**Your instructions:** Retype the whole listing, please, keeping every line exact and dropping the pictures.

**Source material:**

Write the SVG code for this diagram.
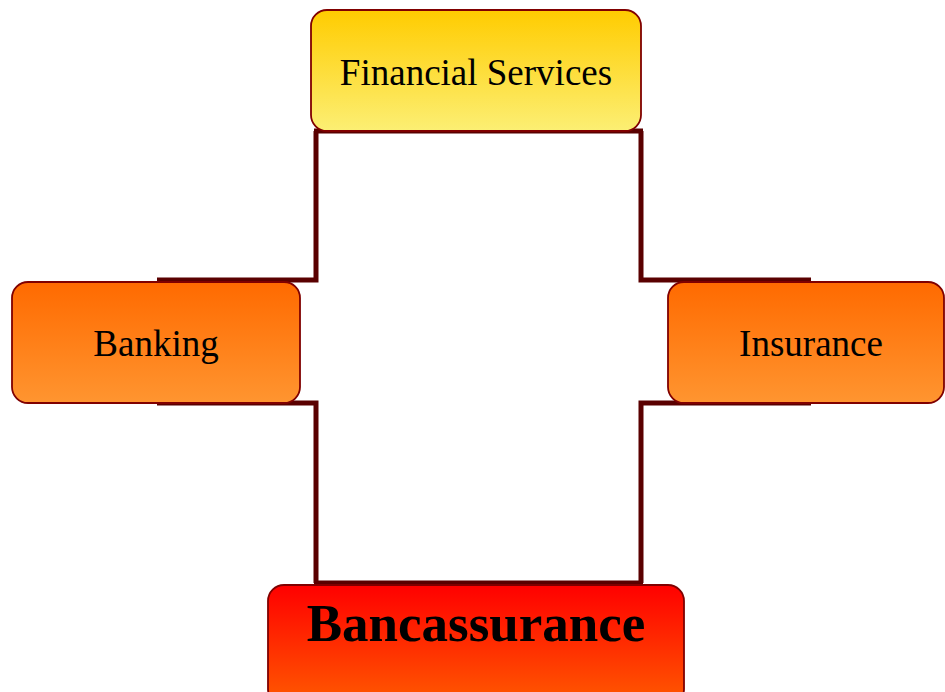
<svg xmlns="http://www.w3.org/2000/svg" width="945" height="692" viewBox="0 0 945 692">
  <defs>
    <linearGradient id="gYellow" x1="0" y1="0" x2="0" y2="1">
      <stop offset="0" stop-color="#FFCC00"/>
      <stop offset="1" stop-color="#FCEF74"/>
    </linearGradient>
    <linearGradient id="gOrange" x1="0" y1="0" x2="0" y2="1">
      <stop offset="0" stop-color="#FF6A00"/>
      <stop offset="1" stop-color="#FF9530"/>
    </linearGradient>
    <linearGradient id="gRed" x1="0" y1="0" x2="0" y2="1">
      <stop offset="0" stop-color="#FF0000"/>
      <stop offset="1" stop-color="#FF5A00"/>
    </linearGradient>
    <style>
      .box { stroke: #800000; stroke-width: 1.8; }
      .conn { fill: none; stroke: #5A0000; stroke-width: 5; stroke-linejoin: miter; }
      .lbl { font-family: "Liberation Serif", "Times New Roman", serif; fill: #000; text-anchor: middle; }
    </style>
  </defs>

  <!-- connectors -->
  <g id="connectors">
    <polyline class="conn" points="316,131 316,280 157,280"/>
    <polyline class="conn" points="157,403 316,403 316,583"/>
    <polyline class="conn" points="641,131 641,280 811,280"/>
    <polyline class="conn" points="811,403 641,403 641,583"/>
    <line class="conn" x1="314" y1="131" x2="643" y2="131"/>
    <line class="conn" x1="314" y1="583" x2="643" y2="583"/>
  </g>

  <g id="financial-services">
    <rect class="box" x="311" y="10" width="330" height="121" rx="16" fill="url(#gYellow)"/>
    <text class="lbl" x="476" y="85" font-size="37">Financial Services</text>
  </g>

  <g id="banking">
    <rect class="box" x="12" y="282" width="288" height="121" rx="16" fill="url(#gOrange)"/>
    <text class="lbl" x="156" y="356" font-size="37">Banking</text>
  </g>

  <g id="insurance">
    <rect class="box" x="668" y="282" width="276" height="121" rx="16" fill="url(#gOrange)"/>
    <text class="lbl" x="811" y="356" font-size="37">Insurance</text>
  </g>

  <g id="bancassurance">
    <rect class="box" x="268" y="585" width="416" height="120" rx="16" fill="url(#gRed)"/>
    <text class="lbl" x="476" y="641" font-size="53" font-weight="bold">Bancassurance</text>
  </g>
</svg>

**Task answer:**
Write the SVG code for this diagram.
<svg xmlns="http://www.w3.org/2000/svg" width="945" height="692" viewBox="0 0 945 692">
  <defs>
    <linearGradient id="gYellow" x1="0" y1="0" x2="0" y2="1">
      <stop offset="0" stop-color="#FFCC00"/>
      <stop offset="1" stop-color="#FCEF74"/>
    </linearGradient>
    <linearGradient id="gOrange" x1="0" y1="0" x2="0" y2="1">
      <stop offset="0" stop-color="#FF6A00"/>
      <stop offset="1" stop-color="#FF9530"/>
    </linearGradient>
    <linearGradient id="gRed" x1="0" y1="0" x2="0" y2="1">
      <stop offset="0" stop-color="#FF0000"/>
      <stop offset="1" stop-color="#FF5A00"/>
    </linearGradient>
    <style>
      .box { stroke: #800000; stroke-width: 1.8; }
      .conn { fill: none; stroke: #5A0000; stroke-width: 5; stroke-linejoin: miter; }
      .lbl { font-family: "Liberation Serif", "Times New Roman", serif; fill: #000; text-anchor: middle; }
    </style>
  </defs>

  <!-- connectors -->
  <g id="connectors">
    <polyline class="conn" points="316,131 316,280 157,280"/>
    <polyline class="conn" points="157,403 316,403 316,583"/>
    <polyline class="conn" points="641,131 641,280 811,280"/>
    <polyline class="conn" points="811,403 641,403 641,583"/>
    <line class="conn" x1="314" y1="131" x2="643" y2="131"/>
    <line class="conn" x1="314" y1="583" x2="643" y2="583"/>
  </g>

  <g id="financial-services">
    <rect class="box" x="311" y="10" width="330" height="121" rx="16" fill="url(#gYellow)"/>
    <text class="lbl" x="476" y="85" font-size="37">Financial Services</text>
  </g>

  <g id="banking">
    <rect class="box" x="12" y="282" width="288" height="121" rx="16" fill="url(#gOrange)"/>
    <text class="lbl" x="156" y="356" font-size="37">Banking</text>
  </g>

  <g id="insurance">
    <rect class="box" x="668" y="282" width="276" height="121" rx="16" fill="url(#gOrange)"/>
    <text class="lbl" x="811" y="356" font-size="37">Insurance</text>
  </g>

  <g id="bancassurance">
    <rect class="box" x="268" y="585" width="416" height="120" rx="16" fill="url(#gRed)"/>
    <text class="lbl" x="476" y="641" font-size="53" font-weight="bold">Bancassurance</text>
  </g>
</svg>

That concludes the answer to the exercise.